Nader and other consumer advocates appeared at a news conference with a retired USDA meat grader, John Coplin of Darien, Ill. Coplin announced plans to file a complaint with the Special Counsel of the Merit Systems Protection Board, charging USDA with violating its meat and poultry oversight duties.

The Nader report was based on a review of federal records and on dozens of interviews with federal inspectors. Thomas Devine of the Institute for Policy Studies said Coplin's charges of corruption were supported by affidavits from inspectors and graders.

Their charges were "endorsed and verified" by Delmer Jones of Birmingham, Ala., chairman of the National Joint Council of Food Inspection Locals, which represents about 6,000 federal employes.

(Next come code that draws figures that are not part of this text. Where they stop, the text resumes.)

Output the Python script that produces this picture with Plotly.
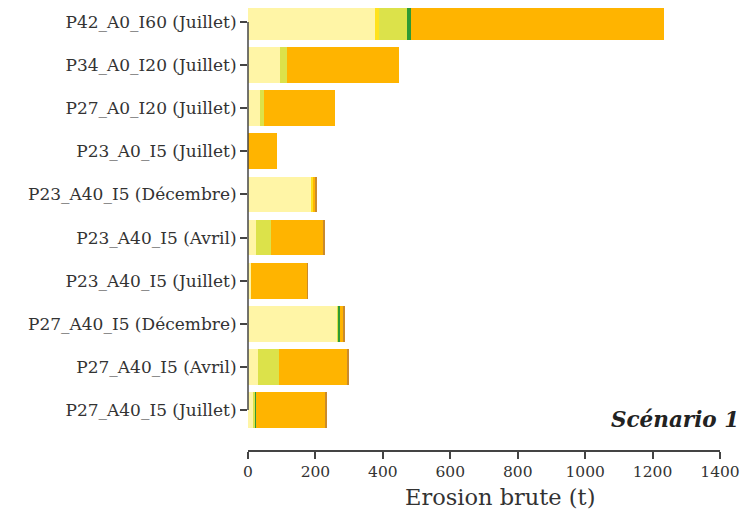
import plotly.graph_objects as go

categories = [
    "P42_A0_I60 (Juillet)",
    "P34_A0_I20 (Juillet)",
    "P27_A0_I20 (Juillet)",
    "P23_A0_I5 (Juillet)",
    "P23_A40_I5 (Décembre)",
    "P23_A40_I5 (Avril)",
    "P23_A40_I5 (Juillet)",
    "P27_A40_I5 (Décembre)",
    "P27_A40_I5 (Avril)",
    "P27_A40_I5 (Juillet)",
]

classe1 = [377, 95, 36, 0, 187, 24, 8, 265, 30, 16]
classe2 = [12, 0, 0, 0, 6, 0, 0, 0, 0, 0]
classe3 = [83, 22, 12, 0, 0, 43, 0, 4, 62, 6]
classe4 = [12, 0, 0, 0, 0, 0, 0, 4, 0, 2]
classe5 = [751, 330, 210, 85, 6, 157, 167, 9, 202, 206]
classe6 = [0, 0, 0, 0, 6, 3, 2, 6, 3, 2]

series = [
    ("Classe 1", classe1, "#FFF5A6"),
    ("Classe 2", classe2, "#FFE21C"),
    ("Classe 3", classe3, "#DCE24A"),
    ("Classe 4", classe4, "#2E9A34"),
    ("Classe 5", classe5, "#FFB400"),
    ("Classe 6", classe6, "#C98A2C"),
]

xticks = [0, 200, 400, 600, 800, 1000, 1200, 1400]

ypos = list(range(len(categories)))
cats_bt = categories[::-1]

fig = go.Figure()
for name, vals, col in series:
    fig.add_trace(go.Bar(
        y=ypos, x=vals[::-1], name=name, orientation="h",
        marker=dict(color=col, line=dict(width=0)),
        width=0.83, showlegend=False,
    ))

font_family = "DejaVu Serif"
txt = "#333333"

fig.update_layout(
    barmode="stack",
    width=744, height=505,
    margin=dict(l=240, r=32, t=0, b=63, autoexpand=False),
    plot_bgcolor="white", paper_bgcolor="white",
    font=dict(family=font_family, color=txt, size=15),
    xaxis=dict(
        range=[0, 1400], tickvals=xticks, ticktext=[str(v) for v in xticks],
        showline=True, linecolor="#444", linewidth=1.5,
        ticks="outside", ticklen=7, tickwidth=1.5, tickcolor="#444",
        showgrid=False, zeroline=False, automargin=False,
        tickfont=dict(size=15.5, family=font_family, color=txt),
    ),
    yaxis=dict(
        range=[-0.928, 9.325], tickvals=ypos, ticktext=cats_bt,
        showline=False, ticks="outside", ticklen=7, tickwidth=1.5, tickcolor="#444",
        showgrid=False, zeroline=False, automargin=False,
        tickfont=dict(size=17, family=font_family, color=txt),
    ),
)

# y-axis line spanning first to last category (R-style axis)
fig.add_shape(type="line", xref="paper", yref="y", x0=0, x1=0,
              y0=ypos[0], y1=ypos[-1], line=dict(color="#444", width=1.5))

# x-axis title (offset to the right as in the original)
fig.add_annotation(text="Erosion brute (t)", xref="paper", yref="paper",
                   x=0.534, y=-0.106, xanchor="center", yanchor="middle", showarrow=False,
                   font=dict(size=22.5, family=font_family, color=txt))

fig.add_annotation(text="<b><i>Scénario 1</i></b>", xref="paper", yref="paper",
                   x=1.044, y=0.068, xanchor="right", yanchor="middle", showarrow=False,
                   font=dict(size=21.5, family=font_family, color="#222"))

fig.write_html("out.html")
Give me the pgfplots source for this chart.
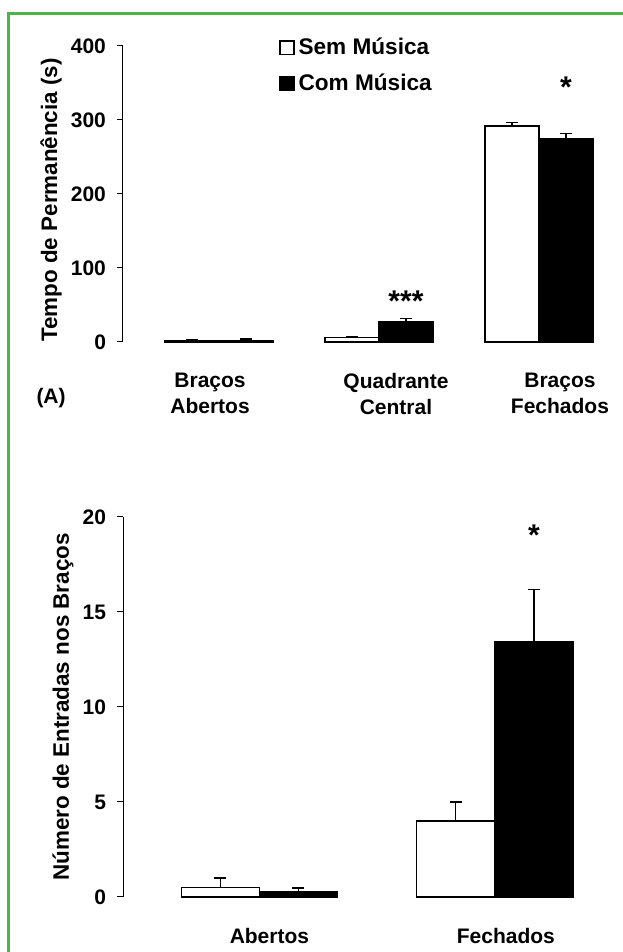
\documentclass[border=0pt]{standalone}
\usepackage{fontspec}
\setmainfont{Liberation Sans}
\usepackage{pgfplots}
\pgfplotsset{compat=1.18}
\definecolor{framegreen}{RGB}{76,180,72}

\pgfplotsset{
  common/.style={
    scale only axis,
    axis lines*=left,
    x axis line style={draw=none},
    y axis line style={-, line width=0.5pt, black},
    major x tick style={draw=none},
    tick align=outside,
    major tick length=3pt,
    ytick style={line width=0.5pt, black},
    /pgf/number format/assume math mode=true,
    yticklabel style={font=\fontsize{10.5}{12}\selectfont\bfseries, xshift=-2pt},
    xticklabel style={align=center, font=\fontsize{10.5}{13}\selectfont\bfseries, yshift=-9pt},
    ybar, bar shift=0pt,
    clip=false,
  },
  sem/.style={fill=white, draw=black, line width=0.6pt, bar shift=0pt,
    error bars/.cd, y dir=plus, y explicit,
    error bar style={line width=0.6pt, black},
    error mark options={rotate=90, mark size=3pt, line width=0.6pt, black}},
  com/.style={fill=black, draw=black, line width=0.6pt, bar shift=0pt,
    error bars/.cd, y dir=plus, y explicit,
    error bar style={line width=0.6pt, black},
    error mark options={rotate=90, mark size=3pt, line width=0.6pt, black}},
}

\begin{document}
\begin{tikzpicture}
\useasboundingbox (0pt,0pt) rectangle (311pt,476pt);
\draw[framegreen, line width=1.5pt] (4.3pt,-5pt) -- (4.3pt,469pt) -- (320pt,469pt);

% ---------- Panel A ----------
\begin{axis}[common,
  at={(61.5pt,305pt)}, anchor=south west,
  width=248pt, height=148pt,
  xmin=-0.6, xmax=2.5, ymin=0, ymax=400,
  ytick={0,100,200,300,400},
  xtick={-0.056,1.106,2.131},
  xticklabels={Braços\\Abertos, Quadrante\\Central, Braços\\Fechados},
  bar width=0.3375,
  ylabel={Tempo de Permanência (s)},
  ylabel style={at={([xshift=-36pt,yshift=-3pt]axis description cs:0,0.5)}, anchor=center, font=\fontsize{11.2}{12}\selectfont\bfseries},
  legend image code/.code={\draw[#1, line width=0.6pt] (0pt,-3.4pt) rectangle (7pt,3.4pt);},
  legend style={draw=none, fill=none, at={(axis description cs:0.3145,1.035)}, anchor=north west,
    inner sep=0pt, row sep=6pt, font=\fontsize{11.3}{12}\selectfont\bfseries,
    nodes={inner xsep=2pt, inner ysep=1pt}},
  legend cell align=left,
]
\addplot[sem] coordinates {(-0.16875,2) +- (0,1) (0.83125,6.5) +- (0,0.5) (1.83125,292) +- (0,4.5)};
\addplot[com] coordinates {(0.16875,2.5) +- (0,1.5) (1.16875,27.5) +- (0,4) (2.16875,274.5) +- (0,7)};
\legend{Sem Música, Com Música}
\node[font=\fontsize{15}{15}\selectfont\bfseries, anchor=base] at (axis cs:1.16875,41) {***};
\node[font=\fontsize{15}{15}\selectfont\bfseries, anchor=base] at (axis cs:2.16875,331) {*};
\node[font=\fontsize{10.5}{12}\selectfont\bfseries] at (axis description cs:-0.145,-0.19) {(A)};
\end{axis}

% ---------- Panel B ----------
\begin{axis}[common,
  at={(61.5pt,27.5pt)}, anchor=south west,
  width=238.9pt, height=190pt,
  xmin=-0.5787, xmax=1.45, ymin=0, ymax=20,
  ytick={0,5,10,15,20},
  xtick={0.043,1.047},
  xticklabels={Abertos, Fechados},
  bar width=0.332,
  ylabel={Número de Entradas nos Braços},
  ylabel style={at={([xshift=-30pt]axis description cs:0,0.5)}, anchor=center, font=\fontsize{11.2}{12}\selectfont\bfseries},
]
\addplot[sem] coordinates {(-0.166,0.48) +- (0,0.52) (0.834,4.0) +- (0,1.0)};
\addplot[com] coordinates {(0.166,0.3) +- (0,0.17) (1.166,13.45) +- (0,2.75)};
\node[font=\fontsize{15}{15}\selectfont\bfseries, anchor=base] at (axis cs:1.166,18.5) {*};
\end{axis}
\end{tikzpicture}
\end{document}
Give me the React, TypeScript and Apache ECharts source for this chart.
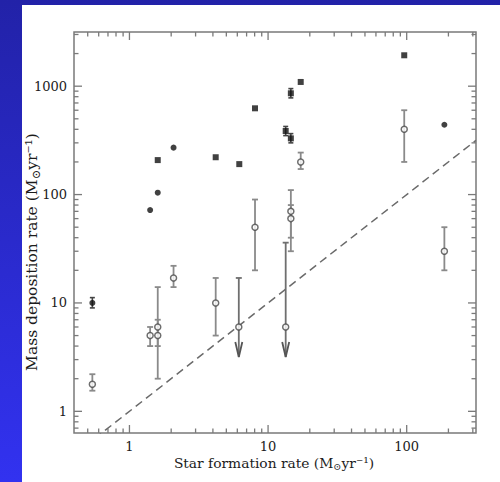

Jones said "the integrity of the process has been compromised" by administrative changes that have speeded up inspections and reduced enforcement.

USDA spokesman John McClung said the department regarded the report as "a very superficial, undisciplined treatment . . . . Miss Hughes didn't understand what she was dealing with in some instances." As an example, he said, the report described Coplin as a former inspector, when he was a meat grader.

McClung contended the inspectors' endorsement of the Nader report stemmed more from concerns about threats to their jobs, posed by budget cuts and new inspection systems, than it did from health and safety concerns.

The American Meat Institute, which the report said was unduly influencing USDA policy, responded that "Americans enjoy the safest and most wholesome meat in the world." AMI said it would be "senseless and irresponsible" to participate in "emasculation of the very system that serves to give confidence to consumers."

The report noted that Richard E. Lyng was president of AMI before he became deputy secretary of agriculture, and C.W. McMillan, the assistant secretary who is responsible for food safety, previously was a lobbyist for the National Cattlemen's Association.